I have a favorite skirt pattern. You may have noticed. I usually make 3 or 4 of them every year, since they are easy and comfy to wear. I have made them out of stretch denim, stretch twill, and any apparel fabric that is thick enough and has lycra in it. This is a skirt, so you need a bottom-weight, non-see-through type of fabric. The top is doubled up, so it sucks in the tummy. 🙂
The pattern is pretty easy. Same on both sides, no darts, no elastic. It relies on the stretch in the fabric and the shape. I do put a zipper in if the fabric doesn’t have enough stretch, though.
Here is the pattern and my measurements. I am 5″ 7″ and 135-ish lbs. My hips right now are at 37″ and waist 31″, but it fit at 35″ hips and 28″ waist. Hey…it’s stretchy, so it moves with that ever moving number on the scale! If you look at my measurements below, hopefully it can help you draft one for yourself. I really only have about an inch of ease at the largest point in the hips, so it is not super tight. I wear them to work, so I don’t want them super tight.
The image on the left is the measurements of the skirt as one piece. The image on the right is with them separated, so you need to add a 1/2″ seam to the measurements (i.e 5.5″ long for the top piece, and 19.0″ long for the bottom piece).
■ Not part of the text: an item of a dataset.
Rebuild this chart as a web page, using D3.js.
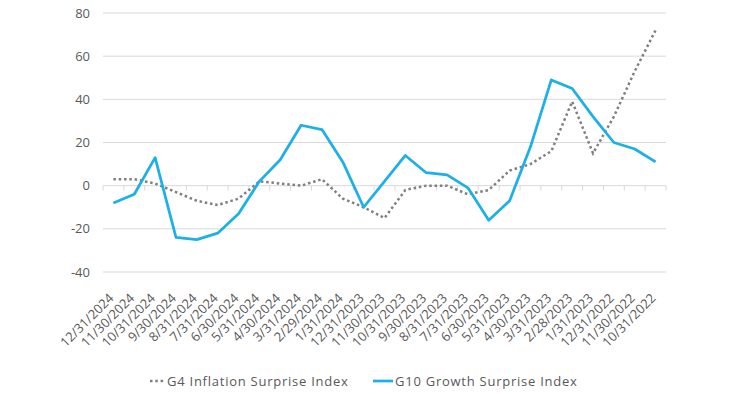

Step 1: Cut the pattern pieces. As you can see for the top, you cut it on the fold on the side and on the top. The fabric is folded like this:
The cut piece looks like this:
Step 2: After you cut out the top and the main body pieces, sew up the side seams. I used my serger, but you can use a zigzag stitch if you don’t have one. Here are the pinned pieces:
As I noted above, you can put a zipper in the back seam if it isn’t stretchy enough to pull it over your hips. To do that, you have to cut the back in two pieces at the middle, with an extra inch to turn under for the zipper. Press the seam, and insert a zipper in between. Sew up the zipper in between the seam on both sides. You can do this either before or after you sew the back and front together. I do it before, as there is less fabric to navigate around.
Step 3: Turn the pieces right side out, then attach the top and bottom together at the seam line.
Step 4: Now time to hem! For this I usually serge the edge, turn it up and then sew it down with a zig zag stitch (it needs to be able to stretch, so don’t use a straight stitch). If you don’t have a serger, you can just turn it under once if the fabric isn’t prone to fraying. If it does look like it will fray, zigzag close to the edge and then turn it up and hem.